- TASK INPUTS
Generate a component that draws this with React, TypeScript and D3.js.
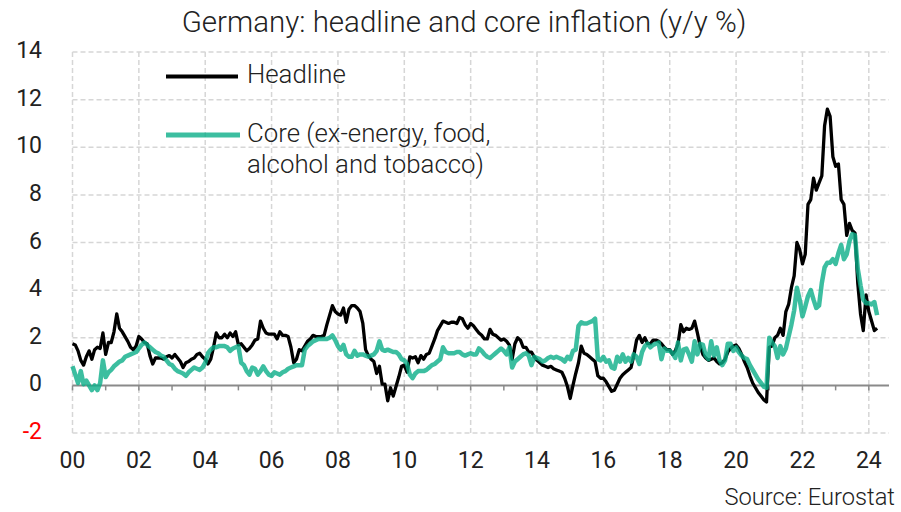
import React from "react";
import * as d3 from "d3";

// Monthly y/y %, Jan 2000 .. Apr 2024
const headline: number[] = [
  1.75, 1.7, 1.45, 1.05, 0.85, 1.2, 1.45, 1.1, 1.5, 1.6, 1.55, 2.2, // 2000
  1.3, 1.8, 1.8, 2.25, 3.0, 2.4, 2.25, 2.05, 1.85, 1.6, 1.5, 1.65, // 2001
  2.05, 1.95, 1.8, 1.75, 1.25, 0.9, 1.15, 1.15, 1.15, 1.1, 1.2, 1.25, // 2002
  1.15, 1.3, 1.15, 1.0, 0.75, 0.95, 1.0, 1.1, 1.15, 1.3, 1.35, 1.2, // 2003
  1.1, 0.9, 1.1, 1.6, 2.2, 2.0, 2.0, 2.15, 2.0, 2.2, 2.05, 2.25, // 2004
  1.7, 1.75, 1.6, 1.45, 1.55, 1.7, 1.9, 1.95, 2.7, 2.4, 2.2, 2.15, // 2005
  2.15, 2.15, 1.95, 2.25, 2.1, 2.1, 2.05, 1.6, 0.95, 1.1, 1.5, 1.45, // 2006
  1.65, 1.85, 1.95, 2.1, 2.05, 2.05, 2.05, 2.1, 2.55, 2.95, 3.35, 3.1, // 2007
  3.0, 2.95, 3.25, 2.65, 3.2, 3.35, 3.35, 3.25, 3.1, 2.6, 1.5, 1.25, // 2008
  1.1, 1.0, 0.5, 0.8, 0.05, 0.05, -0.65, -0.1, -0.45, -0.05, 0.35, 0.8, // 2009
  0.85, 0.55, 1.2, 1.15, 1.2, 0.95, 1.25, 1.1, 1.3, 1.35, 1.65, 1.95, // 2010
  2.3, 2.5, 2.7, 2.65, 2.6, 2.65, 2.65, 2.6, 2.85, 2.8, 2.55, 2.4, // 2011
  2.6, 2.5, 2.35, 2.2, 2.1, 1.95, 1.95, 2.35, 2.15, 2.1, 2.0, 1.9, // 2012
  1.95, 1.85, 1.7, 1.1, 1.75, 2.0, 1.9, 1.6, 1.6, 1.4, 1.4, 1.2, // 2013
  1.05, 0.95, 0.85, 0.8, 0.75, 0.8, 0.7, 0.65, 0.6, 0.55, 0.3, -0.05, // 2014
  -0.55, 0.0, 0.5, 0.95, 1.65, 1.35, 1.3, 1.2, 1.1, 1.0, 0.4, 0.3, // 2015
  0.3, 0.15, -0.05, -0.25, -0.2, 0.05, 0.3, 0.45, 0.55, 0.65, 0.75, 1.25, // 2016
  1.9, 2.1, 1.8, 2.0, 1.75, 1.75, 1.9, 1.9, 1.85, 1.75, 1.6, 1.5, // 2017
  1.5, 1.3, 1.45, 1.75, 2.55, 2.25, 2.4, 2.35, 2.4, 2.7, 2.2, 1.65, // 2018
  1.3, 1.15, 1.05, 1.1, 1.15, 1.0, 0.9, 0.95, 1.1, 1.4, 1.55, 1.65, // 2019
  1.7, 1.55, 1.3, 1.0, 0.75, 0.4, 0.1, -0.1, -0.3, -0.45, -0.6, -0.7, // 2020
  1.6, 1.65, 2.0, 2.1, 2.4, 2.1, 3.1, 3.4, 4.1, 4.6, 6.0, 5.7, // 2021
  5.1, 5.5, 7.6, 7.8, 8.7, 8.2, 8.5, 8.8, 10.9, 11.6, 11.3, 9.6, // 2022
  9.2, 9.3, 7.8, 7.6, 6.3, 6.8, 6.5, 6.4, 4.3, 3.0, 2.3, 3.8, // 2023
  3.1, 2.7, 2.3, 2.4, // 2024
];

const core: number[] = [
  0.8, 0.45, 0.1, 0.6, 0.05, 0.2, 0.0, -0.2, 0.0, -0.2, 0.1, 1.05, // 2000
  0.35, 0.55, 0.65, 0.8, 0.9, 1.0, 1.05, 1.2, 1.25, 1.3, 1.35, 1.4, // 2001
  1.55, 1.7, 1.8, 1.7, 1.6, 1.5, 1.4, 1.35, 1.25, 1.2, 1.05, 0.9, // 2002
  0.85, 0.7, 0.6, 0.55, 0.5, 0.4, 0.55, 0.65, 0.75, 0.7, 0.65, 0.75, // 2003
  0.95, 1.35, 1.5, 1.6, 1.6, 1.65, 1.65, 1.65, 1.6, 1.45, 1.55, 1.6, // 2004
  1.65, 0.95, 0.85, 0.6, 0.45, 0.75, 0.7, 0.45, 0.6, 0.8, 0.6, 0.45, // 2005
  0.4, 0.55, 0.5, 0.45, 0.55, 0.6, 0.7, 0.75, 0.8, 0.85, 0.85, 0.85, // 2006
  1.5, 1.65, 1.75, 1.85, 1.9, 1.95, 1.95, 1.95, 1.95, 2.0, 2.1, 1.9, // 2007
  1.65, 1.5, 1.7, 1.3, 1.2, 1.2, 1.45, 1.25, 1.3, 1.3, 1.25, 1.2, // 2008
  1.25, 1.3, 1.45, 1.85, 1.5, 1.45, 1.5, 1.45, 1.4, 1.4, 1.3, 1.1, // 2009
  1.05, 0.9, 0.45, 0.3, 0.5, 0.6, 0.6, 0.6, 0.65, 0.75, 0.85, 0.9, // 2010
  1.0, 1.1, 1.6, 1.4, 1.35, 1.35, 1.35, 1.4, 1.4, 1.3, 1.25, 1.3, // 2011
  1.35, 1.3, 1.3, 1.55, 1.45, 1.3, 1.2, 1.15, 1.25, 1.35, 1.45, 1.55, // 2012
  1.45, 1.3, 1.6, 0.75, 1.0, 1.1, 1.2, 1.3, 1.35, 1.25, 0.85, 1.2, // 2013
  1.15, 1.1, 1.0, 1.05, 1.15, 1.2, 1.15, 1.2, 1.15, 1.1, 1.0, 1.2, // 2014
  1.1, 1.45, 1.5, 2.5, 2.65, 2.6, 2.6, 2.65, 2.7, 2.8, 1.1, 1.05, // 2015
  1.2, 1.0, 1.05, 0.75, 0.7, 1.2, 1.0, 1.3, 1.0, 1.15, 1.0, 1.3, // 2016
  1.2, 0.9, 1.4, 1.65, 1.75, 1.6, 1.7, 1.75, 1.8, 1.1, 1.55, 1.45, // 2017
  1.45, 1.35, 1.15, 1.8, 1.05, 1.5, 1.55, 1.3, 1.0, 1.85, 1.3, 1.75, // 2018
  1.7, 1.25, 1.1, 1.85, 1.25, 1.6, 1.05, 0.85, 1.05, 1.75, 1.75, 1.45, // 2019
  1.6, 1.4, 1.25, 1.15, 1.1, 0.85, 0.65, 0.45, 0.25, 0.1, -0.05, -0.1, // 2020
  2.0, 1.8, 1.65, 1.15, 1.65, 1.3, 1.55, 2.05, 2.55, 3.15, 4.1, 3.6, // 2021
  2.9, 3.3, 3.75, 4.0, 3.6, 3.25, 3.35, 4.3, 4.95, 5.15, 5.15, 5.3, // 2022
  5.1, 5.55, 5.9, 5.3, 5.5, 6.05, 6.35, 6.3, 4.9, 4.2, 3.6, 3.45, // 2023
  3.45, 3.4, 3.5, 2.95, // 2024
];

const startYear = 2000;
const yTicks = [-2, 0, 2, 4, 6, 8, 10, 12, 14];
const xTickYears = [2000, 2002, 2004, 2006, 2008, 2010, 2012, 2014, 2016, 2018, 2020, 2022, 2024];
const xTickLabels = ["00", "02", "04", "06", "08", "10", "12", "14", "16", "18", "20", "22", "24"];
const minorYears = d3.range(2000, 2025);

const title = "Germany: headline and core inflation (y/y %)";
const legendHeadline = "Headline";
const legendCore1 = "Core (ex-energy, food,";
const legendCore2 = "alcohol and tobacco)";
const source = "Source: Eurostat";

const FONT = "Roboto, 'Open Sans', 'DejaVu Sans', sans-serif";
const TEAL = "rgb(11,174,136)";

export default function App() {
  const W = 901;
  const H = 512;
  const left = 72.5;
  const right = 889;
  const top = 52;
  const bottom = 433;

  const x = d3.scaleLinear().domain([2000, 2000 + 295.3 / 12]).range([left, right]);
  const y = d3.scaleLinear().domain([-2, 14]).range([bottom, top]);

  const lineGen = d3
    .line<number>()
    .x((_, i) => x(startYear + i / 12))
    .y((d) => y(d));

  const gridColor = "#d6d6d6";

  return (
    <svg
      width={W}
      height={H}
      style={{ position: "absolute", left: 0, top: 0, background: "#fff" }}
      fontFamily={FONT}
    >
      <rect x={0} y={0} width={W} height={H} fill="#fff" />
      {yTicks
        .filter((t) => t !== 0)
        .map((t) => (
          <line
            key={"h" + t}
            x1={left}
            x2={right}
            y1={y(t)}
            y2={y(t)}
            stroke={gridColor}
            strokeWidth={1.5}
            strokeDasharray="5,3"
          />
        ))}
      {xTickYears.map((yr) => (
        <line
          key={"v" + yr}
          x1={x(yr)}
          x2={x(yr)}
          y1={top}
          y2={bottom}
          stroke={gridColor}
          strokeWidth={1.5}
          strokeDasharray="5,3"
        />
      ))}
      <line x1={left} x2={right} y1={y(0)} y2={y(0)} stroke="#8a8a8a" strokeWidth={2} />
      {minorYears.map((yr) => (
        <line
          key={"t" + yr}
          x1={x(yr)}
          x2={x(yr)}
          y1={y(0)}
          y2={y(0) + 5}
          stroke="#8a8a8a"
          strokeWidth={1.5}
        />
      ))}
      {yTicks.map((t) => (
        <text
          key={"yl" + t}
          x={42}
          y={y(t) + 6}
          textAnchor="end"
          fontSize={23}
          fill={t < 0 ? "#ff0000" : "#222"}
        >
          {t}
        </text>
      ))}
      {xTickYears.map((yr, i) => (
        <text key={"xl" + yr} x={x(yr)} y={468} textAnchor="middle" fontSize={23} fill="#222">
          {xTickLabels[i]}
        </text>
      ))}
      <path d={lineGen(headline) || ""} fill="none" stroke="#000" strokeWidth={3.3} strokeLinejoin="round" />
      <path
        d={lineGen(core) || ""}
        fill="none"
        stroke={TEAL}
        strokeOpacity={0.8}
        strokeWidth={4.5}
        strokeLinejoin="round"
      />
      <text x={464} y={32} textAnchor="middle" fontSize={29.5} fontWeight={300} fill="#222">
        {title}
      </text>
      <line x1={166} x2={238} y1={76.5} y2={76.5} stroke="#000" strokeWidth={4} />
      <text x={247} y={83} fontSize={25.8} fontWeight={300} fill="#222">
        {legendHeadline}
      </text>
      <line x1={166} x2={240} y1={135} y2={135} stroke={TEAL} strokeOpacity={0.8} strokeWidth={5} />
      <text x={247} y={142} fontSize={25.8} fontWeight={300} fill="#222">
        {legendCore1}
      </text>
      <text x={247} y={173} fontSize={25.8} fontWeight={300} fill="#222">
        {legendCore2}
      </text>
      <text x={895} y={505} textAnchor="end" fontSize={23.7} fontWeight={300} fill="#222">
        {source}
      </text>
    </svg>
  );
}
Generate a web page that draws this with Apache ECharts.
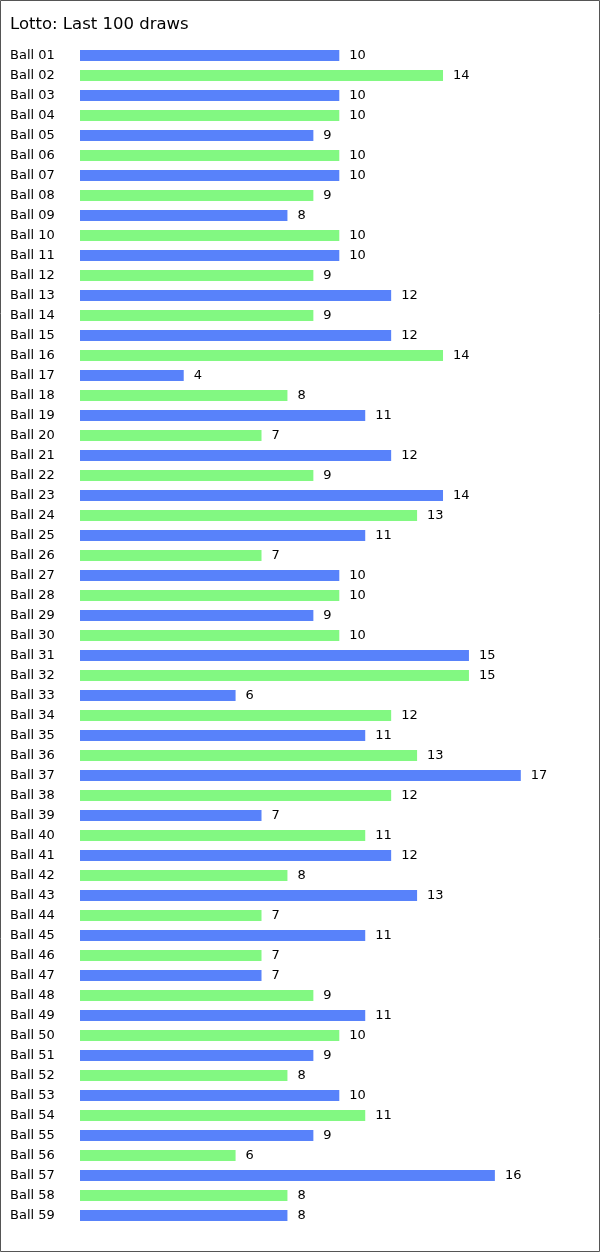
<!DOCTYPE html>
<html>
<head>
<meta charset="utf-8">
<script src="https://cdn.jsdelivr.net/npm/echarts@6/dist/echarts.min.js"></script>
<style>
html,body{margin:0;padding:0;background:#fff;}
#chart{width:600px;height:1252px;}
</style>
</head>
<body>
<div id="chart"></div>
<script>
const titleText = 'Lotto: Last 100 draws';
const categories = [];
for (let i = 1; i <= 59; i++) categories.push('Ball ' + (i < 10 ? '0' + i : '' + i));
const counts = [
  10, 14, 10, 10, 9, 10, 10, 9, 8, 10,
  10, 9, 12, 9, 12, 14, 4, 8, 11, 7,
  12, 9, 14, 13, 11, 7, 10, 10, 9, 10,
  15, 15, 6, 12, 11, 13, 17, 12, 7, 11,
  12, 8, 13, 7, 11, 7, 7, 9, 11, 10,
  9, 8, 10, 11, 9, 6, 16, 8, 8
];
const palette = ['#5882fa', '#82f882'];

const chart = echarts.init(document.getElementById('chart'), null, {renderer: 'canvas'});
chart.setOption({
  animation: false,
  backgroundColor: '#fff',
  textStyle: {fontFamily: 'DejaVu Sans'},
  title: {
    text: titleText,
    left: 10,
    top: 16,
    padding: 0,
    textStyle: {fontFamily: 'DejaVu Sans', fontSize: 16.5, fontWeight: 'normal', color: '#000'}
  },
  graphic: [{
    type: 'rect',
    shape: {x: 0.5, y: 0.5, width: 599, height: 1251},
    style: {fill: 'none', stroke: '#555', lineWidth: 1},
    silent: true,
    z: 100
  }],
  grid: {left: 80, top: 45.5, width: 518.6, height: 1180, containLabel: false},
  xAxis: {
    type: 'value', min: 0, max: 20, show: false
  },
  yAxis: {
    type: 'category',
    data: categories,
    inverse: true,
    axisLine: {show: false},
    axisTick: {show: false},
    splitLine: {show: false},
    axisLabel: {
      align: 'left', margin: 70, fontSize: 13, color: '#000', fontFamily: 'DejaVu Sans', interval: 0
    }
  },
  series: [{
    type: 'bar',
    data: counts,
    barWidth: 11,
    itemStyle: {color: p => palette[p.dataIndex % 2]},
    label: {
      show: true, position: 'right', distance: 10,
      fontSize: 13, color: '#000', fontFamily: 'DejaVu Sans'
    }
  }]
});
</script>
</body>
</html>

- DO THIS
Quote, exactly and only, the lines from the first line of the data above through the line containing "import * as". The pictures do not belong in it.

- RESPONSE TO THE TASK
Generate a component that draws this with React, TypeScript and D3.js.
import React from "react";
import * as d3 from "d3";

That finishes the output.